Feb 2, 2018

From Waco to Charles Manson: what TV gets wrong about cults

There have been a slew of big-budget shows about the world of cult leaders, but many have fallen flat and missed the point of what makes a God complex tick.

Charles Bramesco
The Guardian
February 1, 2018

Underground film-maker Carey Burtt had satirical intentions in mind when he released his absurdist short film Mind Control Made Easy, or: How I Became a Cult Leader in 2006. Its opening narration still makes for a persuasive sales pitch: “Don’t you want devoted followers who will leave their families for you? … And will kill for you? Don’t you want to become a cult leader?”

Little annoyances such as moral imperatives pale in comparison to cash, power and a panoply of sexual partners. The followers don’t have it so bad either, as far as they can tell. Vulnerable, wayward types find the solace of purpose, or at least reorienting their messy lives in a single direction under strict rules.

Waco review – cult drama series retells violent history with little finesse

Waco, the US miniseries dramatising David Koresh and his Branch Davidian cult’s 51-day standoff with federal agents in rural Texas, frames this unit as something closer to a family. In Waco, Koresh has a familiar modus operandi: rough-hewn but charismatic, he gently preys on the lonely and confused, offering them community and support while explaining that the outside world can never understand the “beautiful, special” paradise that they’ve built for themselves. He fashions himself as the new Messiah, and speaks his every word as if it’s gospel. Anybody with a passing knowledge of recent history can tell that he’s concealing sinister intentions, but for his disciples living through the situation, they see the best in Koresh because Koresh sees the best in them.

Taylor Kitsch’s take on the leader of Waco’s Branch Davidian sect falls in line with a long succession of Svengali-type men using their magnetic charm to capitalise on the trust and kindness of others. Cal Roberts, the de facto leader of the fictitious Meyerist faith that Hugh Dancy plays on Hulu’s The Path, fits this mold. Handsome and self-assured, he casts his spell on the hard-living Eddie (Aaron Paul) by promising him redemption, assuring him that the superior self he so badly wants to be is perfectly attainable. Both Cal and this dramatised Koresh take most of their cues from Charles Manson, the original self-styled hippie god-king, whose dark story for the screen not too long ago with the short-lived procedural series Aquarius.

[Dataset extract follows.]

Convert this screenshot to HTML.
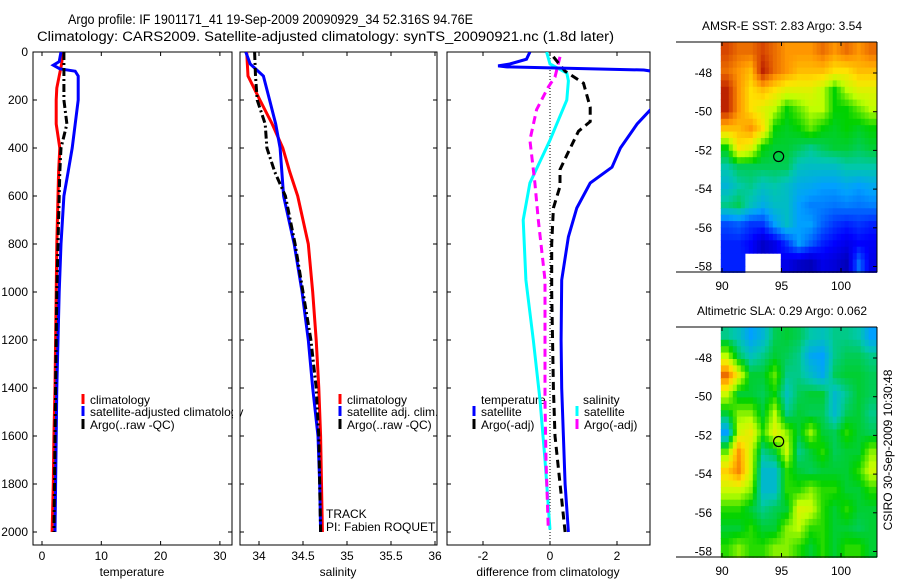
<!DOCTYPE html>
<html><head><meta charset="utf-8"><style>
html,body{margin:0;padding:0;background:#fff;}
svg{display:block;font-family:"Liberation Sans",sans-serif;}
</style></head><body>
<svg id="fig" width="900" height="580" viewBox="0 0 900 580" xmlns="http://www.w3.org/2000/svg">
<defs>
<clipPath id="c1"><rect x="33" y="52" width="199" height="493"/></clipPath>
<clipPath id="c2"><rect x="240" y="52" width="197" height="493"/></clipPath>
<clipPath id="c3"><rect x="447" y="52" width="203" height="493"/></clipPath>
</defs>
<text x="68" y="24" font-size="13.5" textLength="405" lengthAdjust="spacingAndGlyphs">Argo profile: IF 1901171_41 19-Sep-2009 20090929_34 52.316S 94.76E</text>
<text x="37" y="41" font-size="13.5" textLength="577" lengthAdjust="spacingAndGlyphs">Climatology: CARS2009. Satellite-adjusted climatology: synTS_20090921.nc (1.8d later)</text>
<g id="root"></g>
</svg>
<script>
// ---------- data ----------
const tDepth = [0,50,100,150,200,300,400,500,600,800,1000,1200,1400,1600,1800,2000];
const tClim  = [3.5,3.3,2.9,2.5,2.4,2.4,3.0,2.8,2.7,2.5,2.4,2.3,2.2,2.0,1.9,1.7];
const tArgo  = [3.7,3.7,3.7,3.7,3.7,4.2,3.2,3.0,2.9,2.7,2.5,2.4,2.3,2.2,2.1,2.0];
const tSatDepth = [0,40,55,70,80,100,200,300,400,500,600,800,1000,1200,1400,1600,1800,2000];
const tSat   = [3.2,2.9,1.9,3.0,5.6,6.1,6.1,5.6,5.1,4.4,3.7,3.2,2.9,2.7,2.5,2.4,2.3,2.2];

const sDepth = [0,100,200,300,400,500,600,800,1000,1200,1400,1600,1800,2000];
const sClim  = [33.86,33.875,34.01,34.15,34.27,34.35,34.44,34.56,34.61,34.65,34.68,34.70,34.71,34.72];
const sArgo  = [33.95,33.96,33.98,34.07,34.09,34.18,34.30,34.41,34.50,34.59,34.65,34.68,34.69,34.70];
const sSatDepth = [0,50,100,200,300,400,600,800,1000,1200,1400,1600,1800,2000];
const sSat   = [33.85,33.90,34.05,34.12,34.19,34.24,34.28,34.40,34.49,34.56,34.61,34.67,34.69,34.70];

const dTsatDepth = [0,30,50,58,62,68,75,90,150,240,300,400,480,546,650,770,950,1200,1400,1600,1800,2000];
const dTsat  = [-0.6,-0.7,-1.2,-1.55,-1.3,0.5,2.8,3.5,4.5,3.0,2.6,2.1,1.85,1.2,0.8,0.55,0.35,0.33,0.35,0.4,0.45,0.55];
const dTargoDepth = [20,80,130,230,290,330,430,490,560,650,800,1000,1400,1600,2000];
const dTargo = [0.1,0.45,1.0,1.2,1.2,0.85,0.5,0.3,0.3,0.1,0.05,0.05,0.1,0.15,0.45];
const dSsatDepth = [0,50,88,120,200,367,546,700,950,1200,1450,1700,1990];
const dSsat  = [-0.1,0,0.5,0.55,0.5,0,-0.6,-0.8,-0.72,-0.5,-0.3,-0.15,0];
const dSargoDepth = [20,104,146,240,367,546,700,950,1200,1450,1700,1990];
const dSargo = [0.3,0.15,-0.05,-0.4,-0.6,-0.45,-0.35,-0.15,-0.15,-0.15,-0.12,-0.05];

const depthTicks = [0,200,400,600,800,1000,1200,1400,1600,1800,2000];
const tTicks = [0,10,20,30];
const sTicks = [34,34.5,35,35.5,36];
const sTickLabels = ["34","34.5","35","35.5","36"];
const dTicks = [-2,0,2];

const lonTicks = [90,95,100];
const latTicks = [-48,-50,-52,-54,-56,-58];
const sstGrid = [
[0.9,0.85,0.85,0.9,0.85,0.8,0.8,0.8,0.85,0.8,0.85,0.8,0.85],
[0.85,0.8,0.75,0.95,0.85,0.8,0.75,0.75,0.75,0.7,0.7,0.75,0.75],
[0.95,0.8,0.7,0.75,0.7,0.65,0.65,0.65,0.6,0.5,0.6,0.65,0.65],
[0.95,0.8,0.7,0.65,0.6,0.5,0.55,0.6,0.6,0.5,0.5,0.55,0.6],
[0.75,0.75,0.8,0.7,0.5,0.48,0.5,0.55,0.5,0.48,0.5,0.48,0.5],
[0.5,0.7,0.65,0.5,0.47,0.47,0.45,0.42,0.45,0.47,0.47,0.45,0.47],
[0.4,0.45,0.45,0.45,0.45,0.45,0.38,0.37,0.37,0.37,0.4,0.4,0.4],
[0.35,0.4,0.42,0.38,0.4,0.37,0.33,0.32,0.3,0.3,0.32,0.3,0.32],
[0.42,0.45,0.38,0.33,0.37,0.37,0.3,0.27,0.27,0.26,0.27,0.26,0.27],
[0.22,0.24,0.2,0.2,0.3,0.37,0.3,0.3,0.24,0.2,0.18,0.2,0.18],
[0.18,0.18,0.15,0.08,0.12,0.2,0.3,0.24,0.18,0.15,0.12,0.15,0.14],
[0.18,0.18,-1,-1,-1,0.12,0.08,0.06,0.12,0.1,0.06,0.25,0.12]];
const slaGrid = [
[0.42,0.38,0.3,0.35,0.45,0.47,0.45,0.4,0.38,0.42,0.42,0.4,0.3],
[0.6,0.45,0.38,0.42,0.47,0.45,0.42,0.32,0.3,0.42,0.45,0.45,0.42],
[0.85,0.65,0.47,0.47,0.55,0.42,0.42,0.37,0.32,0.45,0.47,0.47,0.45],
[0.62,0.47,0.47,0.45,0.5,0.38,0.45,0.47,0.47,0.36,0.42,0.47,0.45],
[0.47,0.57,0.57,0.47,0.6,0.42,0.47,0.45,0.45,0.36,0.45,0.47,0.42],
[0.3,0.62,0.67,0.52,0.65,0.57,0.47,0.58,0.47,0.45,0.52,0.47,0.45],
[0.55,0.8,0.62,0.42,0.47,0.62,0.42,0.47,0.52,0.45,0.47,0.47,0.57],
[0.72,0.82,0.62,0.36,0.36,0.52,0.47,0.45,0.47,0.47,0.47,0.52,0.62],
[0.62,0.62,0.57,0.36,0.36,0.52,0.52,0.57,0.52,0.52,0.47,0.47,0.52],
[0.52,0.52,0.47,0.42,0.45,0.47,0.64,0.62,0.52,0.47,0.52,0.47,0.47],
[0.47,0.47,0.52,0.47,0.47,0.57,0.6,0.52,0.52,0.47,0.47,0.45,0.47],
[0.52,0.57,0.52,0.52,0.57,0.57,0.52,0.47,0.52,0.47,0.52,0.52,0.47]];
const floatLon = 94.76, floatLat = -52.316;

// ---------- helpers ----------
const NS="http://www.w3.org/2000/svg";
const root=document.getElementById('root');
function mk(tag,attrs,parent){const e=document.createElementNS(NS,tag);for(const k in attrs)e.setAttribute(k,attrs[k]);(parent||root).appendChild(e);return e;}
function txt(x,y,s,size,anchor,parent){const e=mk('text',{x:x,y:y,'font-size':size,'text-anchor':anchor||'start'},parent);e.textContent=s;return e;}

const yD = d => 52 + d*0.24;
const x1 = v => 42 + v*5.93;
const x2 = v => 259 + (v-34)*88;
const x3 = v => 550 + v*33.5;

function axisBox(x0,x1p,name){
  const g=mk('g',{});
  
  
  mk('rect',{x:x0,y:52,width:x1p-x0,height:493,fill:'none',stroke:'#000','stroke-width':1},g);
  depthTicks.forEach(d=>{
    mk('line',{x1:x0,x2:x0+4,y1:yD(d),y2:yD(d),stroke:'#000'},g);
    mk('line',{x1:x1p,x2:x1p-4,y1:yD(d),y2:yD(d),stroke:'#000'},g);
  });
  return g;
}
function xTicks(g,ticks,labels,fx){
  ticks.forEach((t,i)=>{
    const x=fx(t);
    mk('line',{x1:x,x2:x,y1:545,y2:541,stroke:'#000'},g);
    mk('line',{x1:x,x2:x,y1:52,y2:56,stroke:'#000'},g);
    txt(x,560,labels[i],12,'middle',g);
  });
}
function line(depths,vals,fx,color,dash,clip,name){
  const pts=depths.map((d,i)=>fx(vals[i]).toFixed(1)+','+yD(d).toFixed(1)).join(' ');
  const p=mk('polyline',{points:pts,fill:'none',stroke:color,'stroke-width':3,'clip-path':'url(#'+clip+')','stroke-dasharray':dash||'none'});
  
  
}
function legendEntry(x,y,color,label,name){
  const g=mk('g',{});
  
  
  mk('line',{x1:x,x2:x,y1:y-10,y2:y,stroke:color,'stroke-width':3},g);
  txt(x+7,y,label,12,'start',g);
}

// ---------- panel 1: temperature ----------
const g1=axisBox(33,232,'temperature-axes');
depthTicks.forEach(d=>txt(28,yD(d)+4,String(d),12,'end',g1));
xTicks(g1,tTicks,tTicks.map(String),x1);
txt(132,576,'temperature',12,'middle',g1);
line(tDepth,tClim,x1,'#f00',null,'c1','temp-climatology-line');
line(tSatDepth,tSat,x1,'#00f',null,'c1','temp-satellite-line');
line(tDepth,tArgo,x1,'#000','8,3,2,3','c1','temp-argo-line');
legendEntry(83,404,'#f00','climatology','legend-climatology');
legendEntry(83,416,'#00f','satellite-adjusted climatology','legend-satellite');
legendEntry(83,429,'#000','Argo(..raw -QC)','legend-argo');
mk('rect',{x:233,y:405,width:7,height:14,fill:'#fff'});

// ---------- panel 2: salinity ----------
const g2=axisBox(240,437,'salinity-axes');
xTicks(g2,sTicks,sTickLabels,x2);
txt(338,576,'salinity',12,'middle',g2);
line(sDepth,sClim,x2,'#f00',null,'c2','sal-climatology-line');
line(sSatDepth,sSat,x2,'#00f',null,'c2','sal-satellite-line');
line(sDepth,sArgo,x2,'#000','8,3,2,3','c2','sal-argo-line');
legendEntry(340,404,'#f00','climatology','legend2-climatology');
legendEntry(340,416,'#00f','satellite adj. clim.','legend2-satellite');
legendEntry(340,429,'#000','Argo(..raw -QC)','legend2-argo');
txt(326,518,'TRACK',12,'start',g2);
txt(326,531,'PI: Fabien ROQUET',12,'start',g2);

// ---------- panel 3: difference ----------
const g3=axisBox(447,650,'difference-axes');
xTicks(g3,dTicks,dTicks.map(String),x3);
txt(548,576,'difference from climatology',12,'middle',g3);
mk('line',{x1:x3(0),x2:x3(0),y1:52,y2:545,stroke:'#000','stroke-dasharray':'1,2'});
line(dSsatDepth,dSsat,x3,'#0ff',null,'c3','dsal-satellite-line');
line(dSargoDepth,dSargo,x3,'#f0f','8,5','c3','dsal-argo-line');
line(dTargoDepth,dTargo,x3,'#000','8,5','c3','dtemp-argo-line');
line(dTsatDepth,dTsat,x3,'#00f',null,'c3','dtemp-satellite-line');
txt(481,404,'temperature',12,'start',g3);
legendEntry(474,416,'#00f','satellite','legend3-temp-satellite');
legendEntry(474,429,'#000','Argo(-adj)','legend3-temp-argo');
txt(583,404,'salinity',12,'start',g3);
legendEntry(577,416,'#0ff','satellite','legend3-sal-satellite');
legendEntry(577,429,'#f0f','Argo(-adj)','legend3-sal-argo');

// ---------- maps ----------
const cmapStops=[[0,[0,0,140]],[0.15,[0,0,255]],[0.3,[0,160,255]],[0.4,[0,200,170]],[0.5,[0,210,0]],[0.6,[190,255,0]],[0.7,[255,225,0]],[0.8,[255,150,0]],[0.9,[215,70,0]],[1,[160,0,0]]];
function cmap(v){
  v=Math.max(0,Math.min(1,v));
  for(let i=1;i<cmapStops.length;i++){
    if(v<=cmapStops[i][0]){
      const a=cmapStops[i-1],b=cmapStops[i],t=(v-a[0])/(b[0]-a[0]);
      return 'rgb('+[0,1,2].map(k=>Math.round(a[1][k]+(b[1][k]-a[1][k])*t)).join(',')+')';
    }
  }
  return 'rgb(160,0,0)';
}
function sample(grid,fr,fc){
  const rows=grid.length,cols=grid[0].length;
  const r=Math.max(0,Math.min(rows-1,fr-0.5)), c=Math.max(0,Math.min(cols-1,fc-0.5));
  const r0=Math.floor(r),c0=Math.floor(c),r1=Math.min(rows-1,r0+1),c1=Math.min(cols-1,c0+1);
  const tr=r-r0,tc=c-c0;
  const v=[grid[r0][c0],grid[r0][c1],grid[r1][c0],grid[r1][c1]];
  if(grid[Math.floor(fr)][Math.floor(fc)]<0) return -1;
  const w=[(1-tr)*(1-tc),(1-tr)*tc,tr*(1-tc),tr*tc];
  let s=0,ws=0;for(let i=0;i<4;i++){if(v[i]>=0){s+=v[i]*w[i];ws+=w[i];}}
  return ws>0?s/ws:-1;
}
function drawMap(top,grid,title,name){
  const g=mk('g',{});
  
  
  const R=877,B=top+230;
  const lonX=lon=>722+(lon-90)*11.9;
  const latY=lat=>top+31+(-48-lat)*19.35;
  const rows=grid.length, cols=grid[0].length, sub=3;
  const lon0=89.9, lon1=103.0, lat0=-46.4, lat1=-58.3;
  for(let r=0;r<rows*sub;r++)for(let c=0;c<cols*sub;c++){
    const v=sample(grid,(r+0.5)/sub,(c+0.5)/sub); if(v<0) continue;
    const xa=lonX(lon0+(lon1-lon0)*c/(cols*sub)), xb=lonX(lon0+(lon1-lon0)*(c+1)/(cols*sub));
    const ya=latY(lat0+(lat1-lat0)*r/(rows*sub)), yb=latY(lat0+(lat1-lat0)*(r+1)/(rows*sub));
    const cell=mk('rect',{x:xa.toFixed(1),y:ya.toFixed(1),width:(xb-xa+0.6).toFixed(1),height:(yb-ya+0.6).toFixed(1),fill:cmap(v)},g);
    
    
  }
  mk('line',{x1:676,x2:R,y1:top,y2:top,stroke:'#000'},g);
  mk('line',{x1:676,x2:R,y1:B,y2:B,stroke:'#000'},g);
  mk('line',{x1:R,x2:R,y1:top,y2:B,stroke:'#000'},g);
  latTicks.forEach(t=>{const y=latY(t);mk('line',{x1:R,x2:R-4,y1:y,y2:y,stroke:'#000'},g);txt(712,y+4,String(t),12,'end',g);});
  lonTicks.forEach(t=>{const x=lonX(t);mk('line',{x1:x,x2:x,y1:top,y2:top+4,stroke:'#000'},g);mk('line',{x1:x,x2:x,y1:B,y2:B-4,stroke:'#000'},g);txt(x,B+18,String(t),12,'middle',g);});
  const c=mk('circle',{cx:lonX(floatLon),cy:latY(floatLat),r:5,fill:'none',stroke:'#000','stroke-width':1.2},g);
  
  
  txt(782,top-12,title,12,'middle',g);
}
drawMap(42,sstGrid,'AMSR-E SST: 2.83 Argo: 3.54','sst-map');
drawMap(327,slaGrid,'Altimetric SLA: 0.29 Argo: 0.062','sla-map');

const st=txt(0,0,'CSIRO 30-Sep-2009 10:30:48',12,'middle');
st.setAttribute('transform','translate(892,450) rotate(-90)');


</script>
</body></html>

All of the aforementioned shows have struggled to find acclaim and an audience for a variety of the usual reasons: stilted dialogue, facile characterisation, and in the instance of Aquarius, hilariously on-the-nose period accoutrement. But they also miss a fundamental truth about Manson and his methods. Just beneath the surface of Manson’s rhetoric about enlightenment and the dawning of a new age for humanity laid a bedrock of hysterical rage and common bigotry. Manson fancied himself as a man of radical new ideas, but the paranoid fear of black power in the US that drove him to the “Helter Skelter” murders dates back to slavery. The fuel for his movement wasn’t perverted love, but rather hate operating properly.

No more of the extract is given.